In 2013, Marc O’Polo introduced a new claim, ‘Follow your Nature,’ and began featuring celebrities in its campaigns. The actor Jeff Bridges was featured in campaigns for the company's menswear collections. In 2013 and Spring 2014, the campaign introduced Amber Valletta, followed by Uma Thurman in Fall/Winter 2014 in campaigns photographed by Mario Sorrenti.

For the Fall/Winter 2013 and Spring/Summer 2014 seasons, Marc O’Polo co-created collections with the fashion illustrator Garance Doré, and for the Fall/Winter 2014 season with the graffiti artist André Saraiva.

Since 2011, the company has sponsored the Marc O’Polo Design Award which honors innovative approaches to design among the students of Beckmans College of Design in Stockholm, Sweden.
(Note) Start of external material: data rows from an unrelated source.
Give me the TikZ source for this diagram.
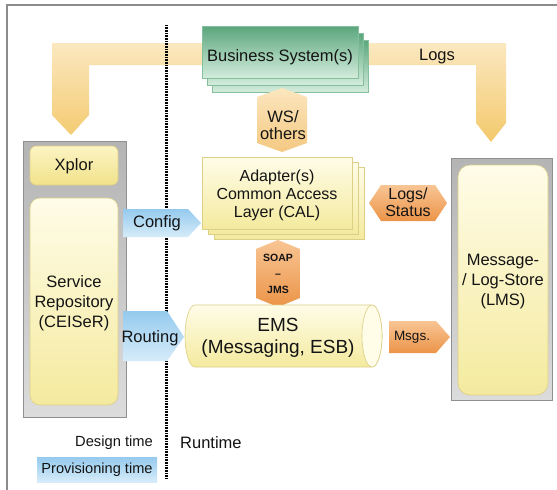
\documentclass[tikz,border=0pt]{standalone}
\usepackage{fontspec}
\setmainfont{Liberation Sans}
\definecolor{txtc}{HTML}{141414}
\definecolor{framec}{HTML}{8C8C8C}
\definecolor{bandtop}{HTML}{FBE8C0}
\definecolor{bandbot}{HTML}{F3C96C}
\definecolor{gtop}{HTML}{5AA67C}
\definecolor{gbot}{HTML}{D3ECDC}
\definecolor{gedge}{HTML}{86BF9C}
\definecolor{ytop}{HTML}{FFFCE8}
\definecolor{ybot}{HTML}{F4EA9E}
\definecolor{yedge}{HTML}{DCCF86}
\definecolor{xtop}{HTML}{FCF4C4}
\definecolor{xbot}{HTML}{F1E28A}
\definecolor{graytop}{HTML}{B4B4B4}
\definecolor{graybot}{HTML}{DCDCDC}
\definecolor{btop}{HTML}{95CAEE}
\definecolor{bbot}{HTML}{D6ECF9}
\definecolor{wstop}{HTML}{FBE6BE}
\definecolor{wsbot}{HTML}{F4C982}
\definecolor{otop}{HTML}{F8C594}
\definecolor{obot}{HTML}{EC9448}
\tikzset{
  txt/.style={text=txtc, align=center, inner sep=0pt,
    font=\fontsize{16.5}{20}\selectfont},
  grn/.style={top color=gtop, bottom color=gbot, draw=gedge, line width=0.6pt},
  ylw/.style={top color=ytop, bottom color=ybot, draw=yedge, line width=0.6pt},
  xlw/.style={top color=xtop, bottom color=xbot, draw=yedge, line width=0.6pt},
  gry/.style={top color=graytop, bottom color=graybot, draw=graytop!80!black, line width=0.4pt},
  blu/.style={top color=btop, bottom color=bbot},
  org/.style={top color=otop, bottom color=obot},
  wsc/.style={top color=wstop, bottom color=wsbot},
  dotline/.style={line width=3pt, black, dash pattern=on 1pt off 0.6pt},
}
\begin{document}
\begin{tikzpicture}[x=1pt,y=-1pt]
\useasboundingbox (0,0) rectangle (557,490);
\fill[white] (0,0) rectangle (557,490);

% outer frame
\draw[framec, line width=1.2pt] (7,490) -- (7,5) -- (557,5);

% Logs band from the business systems to both stores
\shade[top color=bandtop, bottom color=bandbot]
  (71,135) -- (52,115) -- (52,43) -- (506,43) -- (506,123) -- (491,142)
  -- (476,123) -- (476,65) -- (89,65) -- (89,115) -- cycle;

% design time / runtime separator
\coordinate (dtop) at (166,25);
\coordinate (dbot) at (166,478);
\draw[dotline] (dtop) -- (dbot);

% left column: Xplor and service repository
\shade[gry] (23,141) rectangle (126,417);
\shade[xlw, rounded corners=6pt] (30,146) rectangle (118,185);
\shade[ylw, rounded corners=10pt] (30,198) rectangle (118,405);
\node[txt] (xplor) at (74,166) {Xplor};
\node[txt] (ceiser) at (74,303) {Service\\Repository\\(CEISeR)};

% right column: message / log store
\shade[gry] (451,158) rectangle (552,400);
\shade[ylw, rounded corners=12pt] (458,165) rectangle (548,395);
\node[txt] (lms) at (503,282) {Message-\\/ Log-Store\\(LMS)};

% business systems stack
\shade[grn] (212,40) rectangle (368,92);
\shade[grn] (207,33) rectangle (363,85);
\shade[grn] (202,26) rectangle (358,78);
\node[txt] (bs) at (280,57) {Business System(s)};
\node[txt] (logs) at (437,57) {Logs};

% WS / others interface
\shade[wsc] (282,88) -- (307,97) -- (307,143) -- (282,152) -- (257,143) -- (257,97) -- cycle;
\node[txt, font=\fontsize{16.5}{17}\selectfont] (ws) at (283,125) {WS/\\others};

% adapter stack
\shade[ylw] (214,167) rectangle (364,239);
\shade[ylw] (208,162) rectangle (358,234);
\shade[ylw] (202,157) rectangle (352,229);
\node[txt, font=\fontsize{16}{18}\selectfont] (cal) at (277,195) {Adapter(s)\\Common Access\\Layer (CAL)};

% logs / status exchange
\shade[org] (369,203) -- (381,185) -- (435,185) -- (447,203) -- (435,221) -- (381,221) -- cycle;
\node[txt, font=\fontsize{16}{17}\selectfont] (logstat) at (408,202) {Logs/\\Status};

% SOAP - JMS interface
\shade[org] (278,240) -- (300,249) -- (300,298) -- (278,307) -- (256,298) -- (256,249) -- cycle;
\node[txt, font=\fontsize{10.5}{16}\selectfont\bfseries] (soap) at (278,274) {SOAP\\--\\JMS};

% EMS cylinder
\shade[ylw] (195,305) -- (372,305) arc[start angle=-90, end angle=90, x radius=10, y radius=31]
  -- (195,367) arc[start angle=90, end angle=270, x radius=10, y radius=31] -- cycle;
\filldraw[fill=ytop, draw=yedge, line width=0.6pt] (372,336) ellipse[x radius=10, y radius=31];
\node[txt, font=\fontsize{19}{22}\selectfont] (ems) at (278,338) {EMS\\(Messaging, ESB)};

% provisioning arrows
\shade[blu] (123,209) -- (188,209) -- (201,223) -- (188,237) -- (123,237) -- cycle;
\node[txt] (config) at (157,223) {Config};
\shade[blu] (123,311) -- (167,311) -- (184,337) -- (167,361) -- (123,361) -- cycle;
\node[txt] (routing) at (150,338) {Routing};

% messages to the store
\shade[org] (389,321) -- (436,321) -- (450,337) -- (436,353) -- (389,353) -- cycle;
\node[txt, font=\fontsize{13.5}{15}\selectfont] (msgs) at (412,337) {Msgs.};

% legend
\node[txt, font=\fontsize{14.7}{17}\selectfont, anchor=east] (design) at (153,443) {Design time};
\node[txt, font=\fontsize{16.5}{19}\selectfont, anchor=west] (runtime) at (180,443) {Runtime};
\shade[blu] (37,457) rectangle (157,482);
\node[txt, font=\fontsize{14.6}{17}\selectfont] (prov) at (97,470) {Provisioning time};
\end{tikzpicture}
\end{document}
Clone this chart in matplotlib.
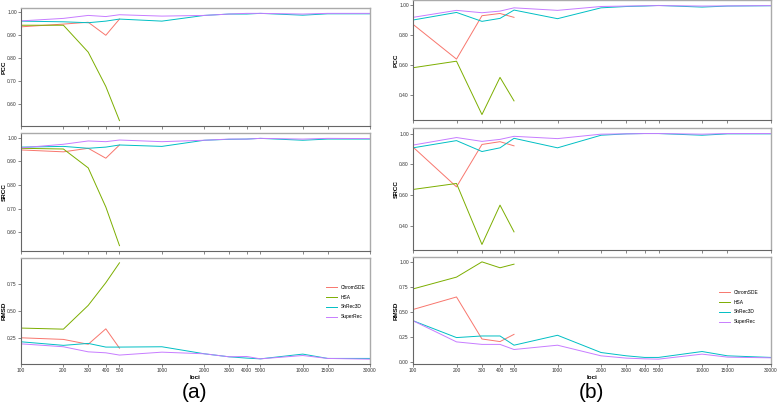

Marc O'Polo has also supported specific creative ventures by a range of international artists, such as the 2013 publication of a bilingual (German-English) edition of photographer Werner Eisele's chronicle of auto racing in the '60s and '70s, Formula 1 Legends; floral artist Thierry Boutemy's installation ‘A Piece of Art’ exhibited in the Marc O'Polo store in Brussels during the 2014 Art Brussels contemporary art fair; the 2014 photo::vienna exhibition of contemporary Austrian photography at Vienna’s Museum of Applied Arts (MAK); and artist Stefan Gbureck's 2014 motorcycle ride from Berlin to Rio de Janeiro.